Data scraping, also known as web scraping, is the process of automatically extracting data from
websites or online sources. It involves using software or scripts to navigate web pages, gather
information, and then convert it into a structured format, such as a spreadsheet or database. This
method is commonly used to collect large amounts of data efficiently, which can then be analyzed or
used for various purposes.
Data Scraping Process
Accessing the website
The scraper accesses the target website's URL and loads the webpage.
Parsing the Content
The scraper analyzes the HTML or XML structure of the page to locate and extract specific pieces of data, such as text, images, or links.
Extracting Data
The desired information is pulled from the web page based on predefined criteria or patterns.
Storing Data
The extracted data is then organized and saved into a structured format, such as a CSV file, database, or spreadsheet.
Processing Data
The collected data may be cleaned, analyzed, or processed further to derive insights or integrate with other systems.
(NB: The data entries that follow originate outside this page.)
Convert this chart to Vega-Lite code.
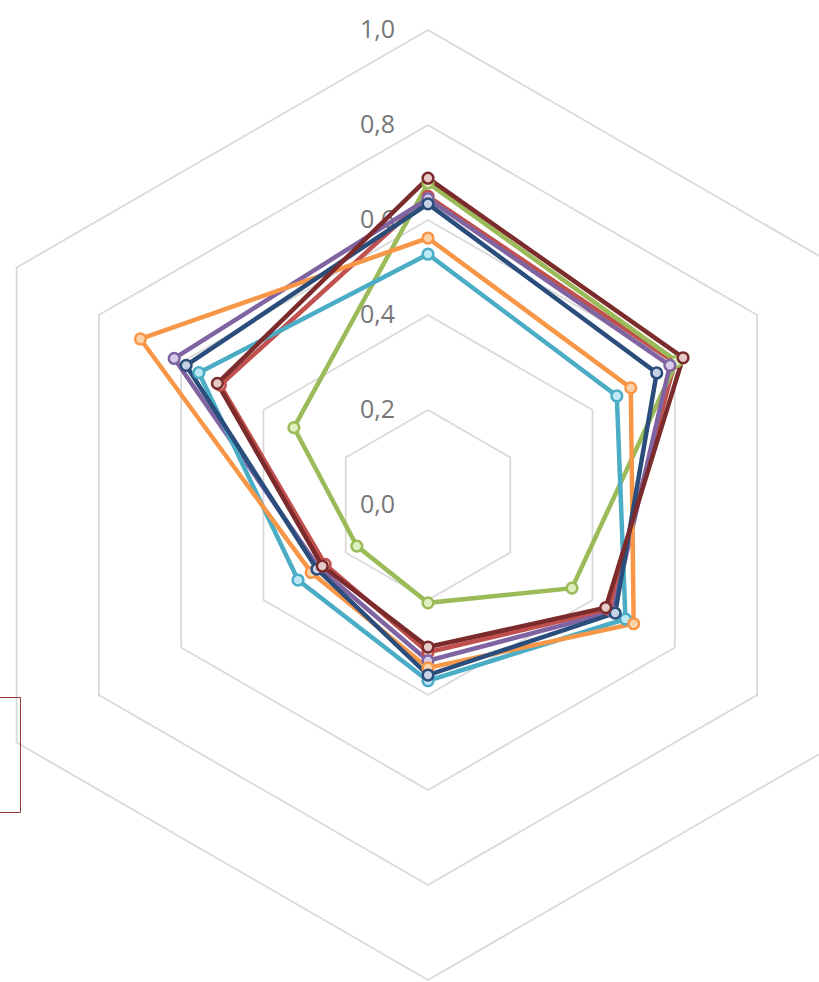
{
  "$schema": "https://vega.github.io/schema/vega-lite/v6.json",
  "width": 819,
  "height": 982,
  "autosize": {"type": "none"},
  "padding": 0,
  "background": "white",
  "config": {"view": {"stroke": null}},
  "datasets": {
    "series": [
      {"s": "Serie 1", "i": 0, "v": 0.65}, {"s": "Serie 1", "i": 1, "v": 0.60}, {"s": "Serie 1", "i": 2, "v": 0.44}, {"s": "Serie 1", "i": 3, "v": 0.31}, {"s": "Serie 1", "i": 4, "v": 0.25}, {"s": "Serie 1", "i": 5, "v": 0.505},
      {"s": "Serie 2", "i": 0, "v": 0.678}, {"s": "Serie 2", "i": 1, "v": 0.605}, {"s": "Serie 2", "i": 2, "v": 0.35}, {"s": "Serie 2", "i": 3, "v": 0.206}, {"s": "Serie 2", "i": 4, "v": 0.173}, {"s": "Serie 2", "i": 5, "v": 0.326},
      {"s": "Serie 3", "i": 0, "v": 0.645}, {"s": "Serie 3", "i": 1, "v": 0.588}, {"s": "Serie 3", "i": 2, "v": 0.45}, {"s": "Serie 3", "i": 3, "v": 0.328}, {"s": "Serie 3", "i": 4, "v": 0.265}, {"s": "Serie 3", "i": 5, "v": 0.617},
      {"s": "Serie 4", "i": 0, "v": 0.528}, {"s": "Serie 4", "i": 1, "v": 0.459}, {"s": "Serie 4", "i": 2, "v": 0.48}, {"s": "Serie 4", "i": 3, "v": 0.37}, {"s": "Serie 4", "i": 4, "v": 0.316}, {"s": "Serie 4", "i": 5, "v": 0.557},
      {"s": "Serie 5", "i": 0, "v": 0.562}, {"s": "Serie 5", "i": 1, "v": 0.493}, {"s": "Serie 5", "i": 2, "v": 0.50}, {"s": "Serie 5", "i": 3, "v": 0.343}, {"s": "Serie 5", "i": 4, "v": 0.284}, {"s": "Serie 5", "i": 5, "v": 0.699},
      {"s": "Serie 6", "i": 0, "v": 0.634}, {"s": "Serie 6", "i": 1, "v": 0.556}, {"s": "Serie 6", "i": 2, "v": 0.455}, {"s": "Serie 6", "i": 3, "v": 0.358}, {"s": "Serie 6", "i": 4, "v": 0.27}, {"s": "Serie 6", "i": 5, "v": 0.588},
      {"s": "Serie 7", "i": 0, "v": 0.688}, {"s": "Serie 7", "i": 1, "v": 0.62}, {"s": "Serie 7", "i": 2, "v": 0.432}, {"s": "Serie 7", "i": 3, "v": 0.299}, {"s": "Serie 7", "i": 4, "v": 0.257}, {"s": "Serie 7", "i": 5, "v": 0.512}
    ],
    "grid": [
      {"lv": 0.2, "i": 0}, {"lv": 0.2, "i": 1}, {"lv": 0.2, "i": 2}, {"lv": 0.2, "i": 3}, {"lv": 0.2, "i": 4}, {"lv": 0.2, "i": 5},
      {"lv": 0.4, "i": 0}, {"lv": 0.4, "i": 1}, {"lv": 0.4, "i": 2}, {"lv": 0.4, "i": 3}, {"lv": 0.4, "i": 4}, {"lv": 0.4, "i": 5},
      {"lv": 0.6, "i": 0}, {"lv": 0.6, "i": 1}, {"lv": 0.6, "i": 2}, {"lv": 0.6, "i": 3}, {"lv": 0.6, "i": 4}, {"lv": 0.6, "i": 5},
      {"lv": 0.8, "i": 0}, {"lv": 0.8, "i": 1}, {"lv": 0.8, "i": 2}, {"lv": 0.8, "i": 3}, {"lv": 0.8, "i": 4}, {"lv": 0.8, "i": 5},
      {"lv": 1.0, "i": 0}, {"lv": 1.0, "i": 1}, {"lv": 1.0, "i": 2}, {"lv": 1.0, "i": 3}, {"lv": 1.0, "i": 4}, {"lv": 1.0, "i": 5}
    ],
    "labels": [
      {"lv": 0.0, "t": "0,0"}, {"lv": 0.2, "t": "0,2"}, {"lv": 0.4, "t": "0,4"}, {"lv": 0.6, "t": "0,6"}, {"lv": 0.8, "t": "0,8"}, {"lv": 1.0, "t": "1,0"}
    ]
  },
  "layer": [
    {
      "data": {"name": "grid"},
      "transform": [
        {"calculate": "datum.lv * cos(PI / 2 - datum.i * PI / 3)", "as": "x"},
        {"calculate": "datum.lv * sin(PI / 2 - datum.i * PI / 3)", "as": "y"}
      ],
      "mark": {"type": "line", "interpolate": "linear-closed", "color": "#D9D9D9", "strokeWidth": 1.8},
      "encoding": {
        "x": {"field": "x", "type": "quantitative", "scale": {"domain": [-0.90105, 0.82316], "nice": false, "zero": false}, "axis": null},
        "y": {"field": "y", "type": "quantitative", "scale": {"domain": [-1.00421, 1.06316], "nice": false, "zero": false}, "axis": null},
        "detail": {"field": "lv", "type": "nominal"},
        "order": {"field": "i", "type": "quantitative"}
      }
    },
    {
      "data": {"name": "labels"},
      "transform": [{"calculate": "0", "as": "x"}],
      "mark": {"type": "text", "align": "right", "baseline": "middle", "dx": -33, "font": "Open Sans", "fontSize": 25, "color": "#777777"},
      "encoding": {
        "x": {"field": "x", "type": "quantitative"},
        "y": {"field": "lv", "type": "quantitative"},
        "text": {"field": "t", "type": "nominal"}
      }
    },
    {
      "data": {"name": "series"},
      "transform": [
        {"calculate": "datum.v * cos(PI / 2 - datum.i * PI / 3)", "as": "x"},
        {"calculate": "datum.v * sin(PI / 2 - datum.i * PI / 3)", "as": "y"}
      ],
      "mark": {"type": "line", "interpolate": "linear-closed", "strokeWidth": 4.5},
      "encoding": {
        "x": {"field": "x", "type": "quantitative"},
        "y": {"field": "y", "type": "quantitative"},
        "stroke": {
          "field": "s", "type": "nominal",
          "scale": {"domain": ["Serie 1", "Serie 2", "Serie 3", "Serie 4", "Serie 5", "Serie 6", "Serie 7"], "range": ["#C0504D", "#9BBB59", "#8064A2", "#4BACC6", "#F79646", "#2A4D7B", "#7B2B2B"]},
          "legend": {"orient": "none", "legendX": -68, "legendY": 697, "strokeColor": "#953735", "padding": 26, "labelFontSize": 7, "rowPadding": 0, "symbolSize": 40, "symbolType": "stroke", "symbolStrokeWidth": 2, "title": null}
        },
        "order": {"field": "i", "type": "quantitative"}
      }
    },
    {
      "data": {"name": "series"},
      "transform": [
        {"calculate": "datum.v * cos(PI / 2 - datum.i * PI / 3)", "as": "x"},
        {"calculate": "datum.v * sin(PI / 2 - datum.i * PI / 3)", "as": "y"}
      ],
      "mark": {"type": "point", "shape": "circle", "filled": false, "size": 115, "strokeWidth": 2.5, "opacity": 1},
      "encoding": {
        "x": {"field": "x", "type": "quantitative"},
        "y": {"field": "y", "type": "quantitative"},
        "stroke": {"field": "s", "type": "nominal"},
        "fill": {
          "field": "s", "type": "nominal",
          "scale": {"domain": ["Serie 1", "Serie 2", "Serie 3", "Serie 4", "Serie 5", "Serie 6", "Serie 7"], "range": ["#EFCACA", "#DDF0BF", "#D9CCEA", "#BDE8F5", "#FCD2A9", "#C5D1E4", "#E6C9C9"]},
          "legend": null
        }
      }
    }
  ]
}
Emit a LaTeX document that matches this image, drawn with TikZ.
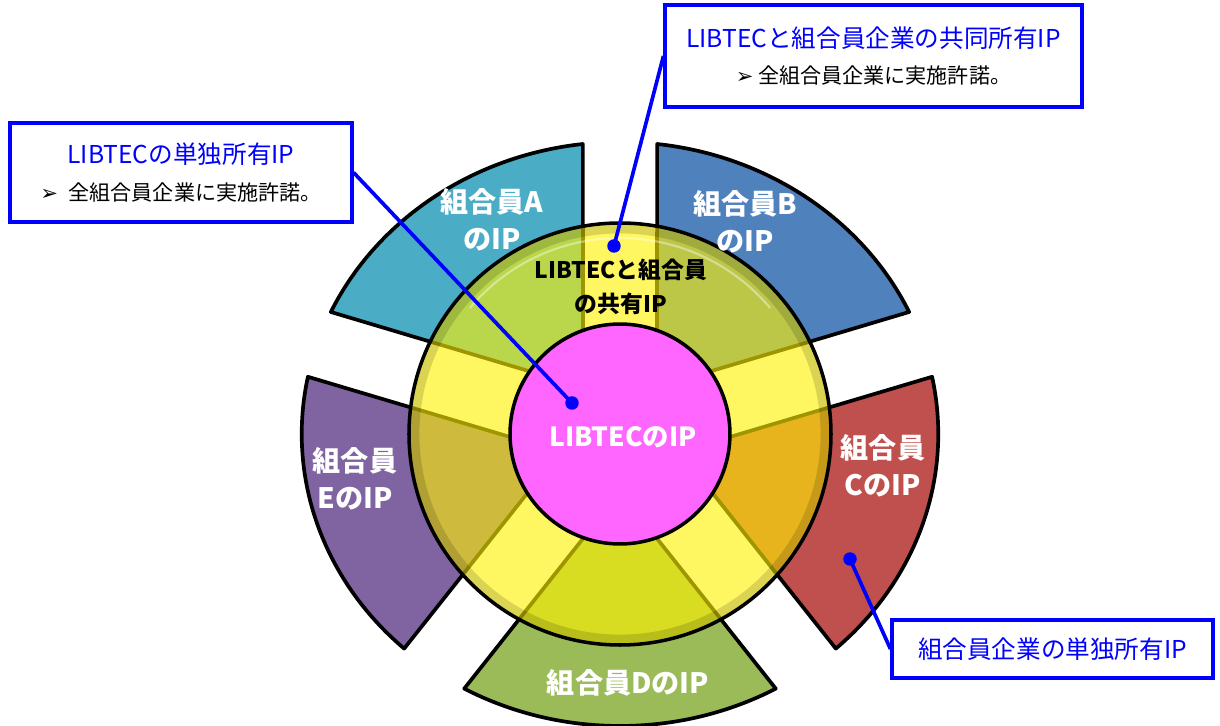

Data Scraping Applications
Market Research
Gathering competitive intelligence, tracking product prices, and analyzing market trends.
Content Aggregation
Collecting data from multiple sources to compile into a single resource, like news articles or product reviews.
Lead Generation
Extracting contact information or business details from online directories and social media.
Data
Analysis
Collecting large datasets for statistical analysis, machine learning, or research purposes.
However, it’s important to note that web scraping can raise legal and ethical concerns. Websites often have terms of service that prohibit scraping, and excessive scraping can put a strain on website servers. Always ensure that scraping activities comply with legal regulations and respect the website’s terms of use.